No team should blow through No. 16 Washington for 650 yards then bumble around the same home turf seven days later, managing just 67 yards vs. a service academy.
The team was faced with two overtime scenarios and crumbled under the pressure of the moment in both, getting off five total snaps with two penalties, a lost fumble, and a batted 4th down pass intermixed.
It rose to the occasion in Texas, then was overwhelmed one week later at home vs. Midwest foe Ohio State (a team that lost its starting quarterback, Heisman Trophy-winning running back, and two more of the draft's top 10 picks from the previous season).
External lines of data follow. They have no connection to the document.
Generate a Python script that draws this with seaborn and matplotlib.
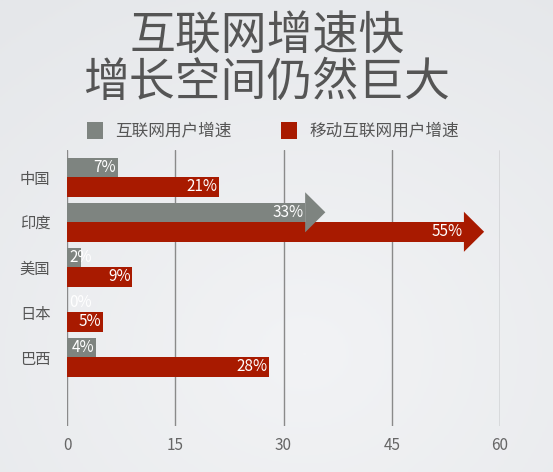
import numpy as np
import pandas as pd
import matplotlib
matplotlib.use("Agg")
import matplotlib.pyplot as plt
from matplotlib.patches import Polygon
import seaborn as sns

# ---- data ----
countries = ["中国", "印度", "美国", "日本", "巴西"]
internet_growth = [7, 33, 2, 0, 4]
mobile_growth = [21, 55, 9, 5, 28]
series_names = ["互联网用户增速", "移动互联网用户增速"]
arrow_countries = ["印度"]
xticks = [0, 15, 30, 45, 60]
title_lines = ["互联网增速快", "增长空间仍然巨大"]

GRAY = "#7e8480"
RED = "#a81a00"
TXT = "#555555"

sns.set_theme(style="white")
plt.rcParams["font.family"] = ["Noto Sans CJK SC", "DejaVu Sans"]

df = pd.DataFrame({
    "country": countries * 2,
    "value": internet_growth + mobile_growth,
    "series": [series_names[0]] * len(countries) + [series_names[1]] * len(countries),
})

W, H = 553, 472
fig = plt.figure(figsize=(W / 100, H / 100), dpi=100)

# background gradient
bg = fig.add_axes([0, 0, 1, 1], zorder=-10)
yy, xx = np.mgrid[0:1:200j, 0:1:200j]
r = np.sqrt((xx - 0.55) ** 2 + (yy - 0.75) ** 2)
bg.imshow(r, cmap=matplotlib.colors.LinearSegmentedColormap.from_list(
    "bg", ["#f2f3f5", "#e5e7ea"]), aspect="auto", extent=[0, 1, 0, 1], origin="upper")
bg.axis("off")

ax = fig.add_axes([67 / W, 1 - 426 / H, 433 / W, 276 / H])
ax.patch.set_alpha(0)

bar_w = 0.866
sns.barplot(data=df, y="country", x="value", hue="series", orient="h",
            palette=[GRAY, RED], width=bar_w, order=countries,
            hue_order=series_names, saturation=1, ax=ax, legend=False,
            edgecolor="none", linewidth=0, errorbar=None)

ax.set_xlim(0, 60)
ax.set_ylim(5.53, -0.6)
ax.set_xticks(xticks)
ax.set_xticklabels([str(t) for t in xticks], color="#666666", fontsize=11)
ax.tick_params(axis="x", length=0, pad=8)
ax.tick_params(axis="y", length=0, pad=12, labelsize=11, labelcolor=TXT)
ax.set_xlabel("")
ax.set_ylabel("")
for s in ax.spines.values():
    s.set_visible(False)
for t in xticks:
    ax.axvline(t, color="#8a8a8a", lw=1, zorder=0)

off = bar_w / 4
head_len = 2.8
head_half = 0.445
for i, c in enumerate(countries):
    for vals, dy, col in ((internet_growth, -off, GRAY), (mobile_growth, off, RED)):
        v = vals[i]
        yc = i + dy
        if c in arrow_countries:
            ax.add_patch(Polygon([[v, yc - head_half], [v + head_len, yc], [v, yc + head_half]],
                                 closed=True, facecolor=col, edgecolor="none", zorder=3))
        if v < 3:
            ax.text(0.3, yc, f"{v}%", color="white", ha="left", va="center",
                    fontsize=11, zorder=4)
        else:
            ax.text(v - 0.2, yc, f"{v}%", color="white", ha="right", va="center",
                    fontsize=11, zorder=4)

# title
fig.text(267 / W, 1 - 36 / H, title_lines[0], ha="center", va="center",
         fontsize=33, color=TXT)
fig.text(267 / W, 1 - 83 / H, title_lines[1], ha="center", va="center",
         fontsize=33, color=TXT)

# legend
for (x0, col, name) in ((87, GRAY, series_names[0]), (281, RED, series_names[1])):
    fig.patches.append(matplotlib.patches.Rectangle(
        (x0 / W, 1 - 139 / H), 16 / W, 17 / H, transform=fig.transFigure,
        facecolor=col, edgecolor="none"))
    fig.text((x0 + 28) / W, 1 - 130.5 / H, name, ha="left", va="center",
             fontsize=12, color=TXT)

fig.savefig("out.png", dpi=100)
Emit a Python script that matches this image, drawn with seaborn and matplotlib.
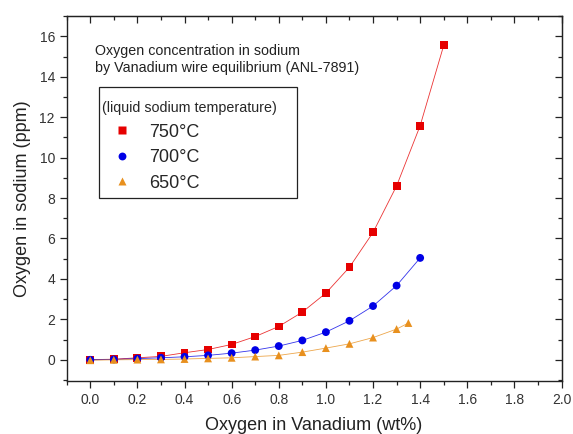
import numpy as np
import pandas as pd
import seaborn as sns
import matplotlib
matplotlib.use("Agg")
import matplotlib.pyplot as plt
from matplotlib.ticker import MultipleLocator
from matplotlib.patches import Rectangle

# data
x_750 = [0.0, 0.1, 0.2, 0.3, 0.4, 0.5, 0.6, 0.7, 0.8, 0.9, 1.0, 1.1, 1.2, 1.3, 1.4, 1.5]
y_750 = [0.01, 0.03, 0.10, 0.17, 0.35, 0.51, 0.76, 1.15, 1.65, 2.36, 3.30, 4.58, 6.30, 8.60, 11.58, 15.55]
x_700 = [0.0, 0.1, 0.2, 0.3, 0.4, 0.5, 0.6, 0.7, 0.8, 0.9, 1.0, 1.1, 1.2, 1.3, 1.4]
y_700 = [0.0, 0.02, 0.06, 0.10, 0.15, 0.22, 0.33, 0.48, 0.68, 0.96, 1.37, 1.93, 2.66, 3.67, 5.04]
x_650 = [0.0, 0.1, 0.2, 0.3, 0.4, 0.5, 0.6, 0.7, 0.8, 0.9, 1.0, 1.1, 1.2, 1.3, 1.35]
y_650 = [-0.02, 0.0, 0.01, 0.02, 0.04, 0.07, 0.10, 0.16, 0.22, 0.38, 0.58, 0.79, 1.10, 1.52, 1.82]
labels = ["750°C", "700°C", "650°C"]

df = pd.concat([
    pd.DataFrame({"x": x_750, "y": y_750, "T": labels[0]}),
    pd.DataFrame({"x": x_700, "y": y_700, "T": labels[1]}),
    pd.DataFrame({"x": x_650, "y": y_650, "T": labels[2]}),
])

sns.set_style("ticks")
plt.rcParams["font.family"] = ["Liberation Sans", "DejaVu Sans"]

colors = {labels[0]: "#e60000", labels[1]: "#0000e6", labels[2]: "#e8901e"}
markers = {labels[0]: "s", labels[1]: "o", labels[2]: "^"}

fig = plt.figure(figsize=(5.73, 4.34), dpi=100)
ax = fig.add_axes([0.1164, 0.122, 0.8636, 0.841])

sns.lineplot(data=df, x="x", y="y", hue="T", palette=colors, linewidth=0.6,
             ax=ax, legend=False, sort=True, alpha=0.8)
sns.scatterplot(data=df, x="x", y="y", hue="T", style="T", palette=colors,
                markers=markers, s=32, edgecolor="none", ax=ax, zorder=3)

ax.set_xlim(-0.1, 2.0)
ax.set_ylim(-1.05, 17)
ax.xaxis.set_major_locator(MultipleLocator(0.2))
ax.xaxis.set_minor_locator(MultipleLocator(0.1))
ax.yaxis.set_major_locator(MultipleLocator(2))
ax.yaxis.set_minor_locator(MultipleLocator(1))
ax.xaxis.set_major_formatter(matplotlib.ticker.FormatStrFormatter("%.1f"))
ax.tick_params(which="major", direction="out", length=5, width=0.9, labelsize=10,
               labelcolor="#333333", color="#222222")
ax.tick_params(which="minor", direction="out", length=3, width=0.9, color="#222222")
for s in ax.spines.values():
    s.set_linewidth(1.0)
    s.set_color("#222222")

# mirrored inward ticks on top and right
top = ax.secondary_xaxis("top")
top.xaxis.set_major_locator(MultipleLocator(0.2))
top.xaxis.set_minor_locator(MultipleLocator(0.1))
top.tick_params(which="major", direction="in", length=5, width=0.9, labeltop=False, color="#222222")
top.tick_params(which="minor", direction="in", length=3, width=0.9, color="#222222")
right = ax.secondary_yaxis("right")
right.yaxis.set_major_locator(MultipleLocator(2))
right.yaxis.set_minor_locator(MultipleLocator(1))
right.tick_params(which="major", direction="in", length=5, width=0.9, labelright=False, color="#222222")
right.tick_params(which="minor", direction="in", length=3, width=0.9, color="#222222")

ax.set_xlabel("Oxygen in Vanadium (wt%)", fontsize=13, color="#222222", labelpad=7)
ax.set_ylabel("Oxygen in sodium (ppm)", fontsize=13, color="#222222", labelpad=6)

ax.text(0.058, 0.924, "Oxygen concentration in sodium\nby Vanadium wire equilibrium (ANL-7891)",
        transform=ax.transAxes, fontsize=10.3, color="#222222", va="top", linespacing=1.25)

# legend frame drawn separately so its size matches the reference box
ax.add_patch(Rectangle((0.066, 0.502), 0.399, 0.304, transform=ax.transAxes,
                       facecolor="white", edgecolor="#222222", linewidth=0.9, zorder=4))

handles, _ = ax.get_legend_handles_labels()
leg = ax.legend(handles, labels, title="(liquid sodium temperature)", loc="upper left",
                bbox_to_anchor=(0.064, 0.777), borderaxespad=0,
                fontsize=13, title_fontsize=10.3, frameon=False, borderpad=0.2,
                handlelength=2.2, handletextpad=0.4, labelspacing=0.47, markerscale=1.0)
leg.set_zorder(5)
leg._legend_box.align = "left"

fig.savefig("out.png", dpi=100)
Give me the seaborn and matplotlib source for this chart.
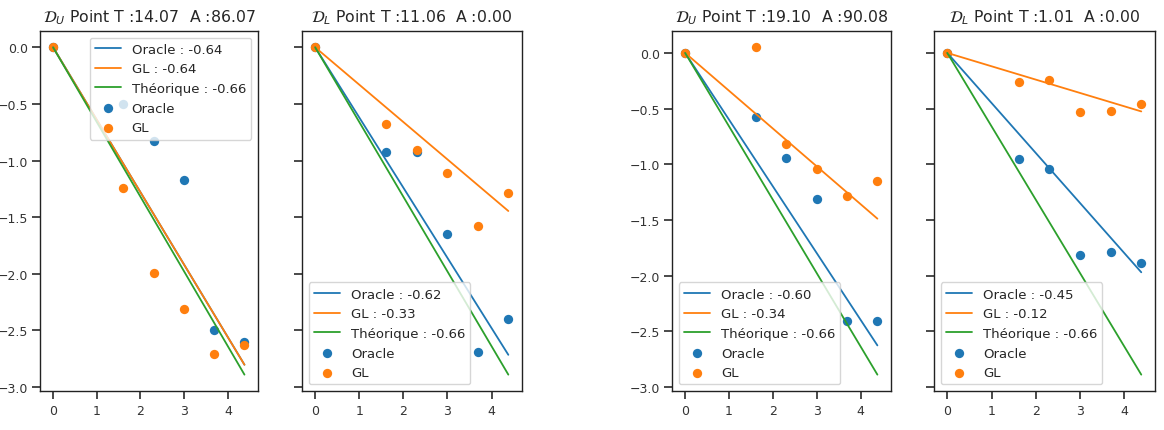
import numpy as np
import pandas as pd
import matplotlib
matplotlib.use("Agg")
import matplotlib.pyplot as plt
import seaborn as sns

# abscisses communes (log du nombre de points)
x_vals = [0.0, 1.61, 2.30, 3.00, 3.69, 4.38]

titles = [
    r"$\mathcal{D}_U$ Point T :14.07  A :86.07",
    r"$\mathcal{D}_L$ Point T :11.06  A :0.00",
    r"$\mathcal{D}_U$ Point T :19.10  A :90.08",
    r"$\mathcal{D}_L$ Point T :1.01  A :0.00",
]

oracle_slopes = [-0.64, -0.62, -0.60, -0.45]
gl_slopes = [-0.64, -0.33, -0.34, -0.12]
theo_slope = -0.66

oracle_pts = [
    [0.0, -0.50, -0.83, -1.17, -2.50, -2.60],
    [0.0, -0.92, -0.92, -1.65, -2.69, -2.40],
    [0.0, -0.58, -0.94, -1.31, -2.41, -2.41],
    [0.0, -0.95, -1.04, -1.82, -1.79, -1.89],
]
gl_pts = [
    [0.0, -1.24, -1.99, -2.31, -2.71, -2.63],
    [0.0, -0.68, -0.91, -1.11, -1.58, -1.29],
    [0.0, 0.05, -0.82, -1.04, -1.29, -1.15],
    [0.0, -0.26, -0.24, -0.53, -0.52, -0.46],
]

legend_loc = ["upper right", "lower left", "lower left", "lower left"]

sns.set_theme(style="ticks")
plt.rcParams.update({
    'font.family': ['DejaVu Sans'],
    'axes.edgecolor': '#222222',
    'xtick.labelsize': 9,
    'ytick.labelsize': 9,
    'xtick.color': '#333333',
    'ytick.color': '#333333',
    'ytick.major.pad': 2.5,
    'axes.titlesize': 11.3,
    'legend.fontsize': 9.5,
})

W, H = 1164, 431
fig = plt.figure(figsize=(W / 100, H / 100), dpi=100)

# positions des axes en pixels (gauche, droite)
lefts = [40, 302, 672, 934]
rights = [258, 522, 891, 1155]
top, bottom = 32, 392

pal = sns.color_palette("tab10")
axes = []
for i in range(4):
    rect = [lefts[i] / W, 1 - bottom / H, (rights[i] - lefts[i]) / W, (bottom - top) / H]
    sharey = axes[i - 1] if i % 2 == 1 else None
    ax = fig.add_axes(rect, sharey=sharey)
    axes.append(ax)

    x = np.array(x_vals)
    df_lines = pd.DataFrame({
        'x': np.concatenate([x, x, x]),
        'y': np.concatenate([oracle_slopes[i] * x, gl_slopes[i] * x, theo_slope * x]),
        'serie': [f"Oracle : {oracle_slopes[i]:.2f}"] * 6
                 + [f"GL : {gl_slopes[i]:.2f}"] * 6
                 + [f"Théorique : {theo_slope:.2f}"] * 6,
    })
    sns.lineplot(data=df_lines, x='x', y='y', hue='serie', palette=pal[:3],
                 ax=ax, linewidth=1.3, legend=False)
    for k, name in enumerate(df_lines['serie'].unique()):
        ax.lines[k].set_label(name)

    sns.scatterplot(x=x_vals, y=oracle_pts[i], ax=ax, color=pal[0],
                    s=45, linewidth=0, label="Oracle")
    sns.scatterplot(x=x_vals, y=gl_pts[i], ax=ax, color=pal[1],
                    s=45, linewidth=0, label="GL")

    ax.set_title(titles[i], pad=7)
    ax.set_xlabel("")
    ax.set_ylabel("")
    ax.set_xlim(-0.3, 4.69)
    ax.set_xticks([0, 1, 2, 3, 4])
    ax.set_yticks([0.0, -0.5, -1.0, -1.5, -2.0, -2.5, -3.0])
    if i % 2 == 1:
        ax.tick_params(labelleft=False)
    ax.legend(loc=legend_loc[i], frameon=True, framealpha=0.8)
    for s in ax.spines.values():
        s.set_linewidth(1.0)

plt.savefig("out.png", dpi=100)
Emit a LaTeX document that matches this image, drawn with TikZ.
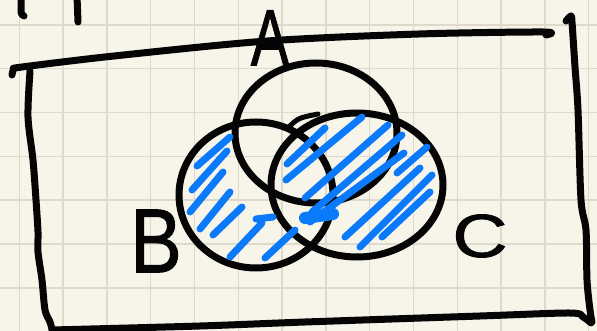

The Irish blew out poor teams in November and lost to three of the five squads that showed up to test them over the course of the season (the win in Texas was impressive, but No. 16 Washington was on life support from the moment they emerged from the Stadium's north tunnel).
The '96 Irish were mentally weak compared to 9 of Holtz's 10 previous well-schooled squads; sloppy to boot, as the team lost 23 fumbles in 11 contests.
The Eye Test/Atmosphere Surrounding the 1996 Squad: The bitter end.
At a time in the program's history when three-loss seasons weren't celebrated with triumphant books chronicling the season, those of us that were there (I was two years removed from college) know the final season of Lou Holtz's 11-year run was considered a major disappointment.
The '96 team was a record-setting group, and with 8 wins in 11 contests – and a missed extra point away from a top four bowl bid – they're a quality selection for our No. 11 spot. But for the second consecutive week, I'm certain this team could rank no higher.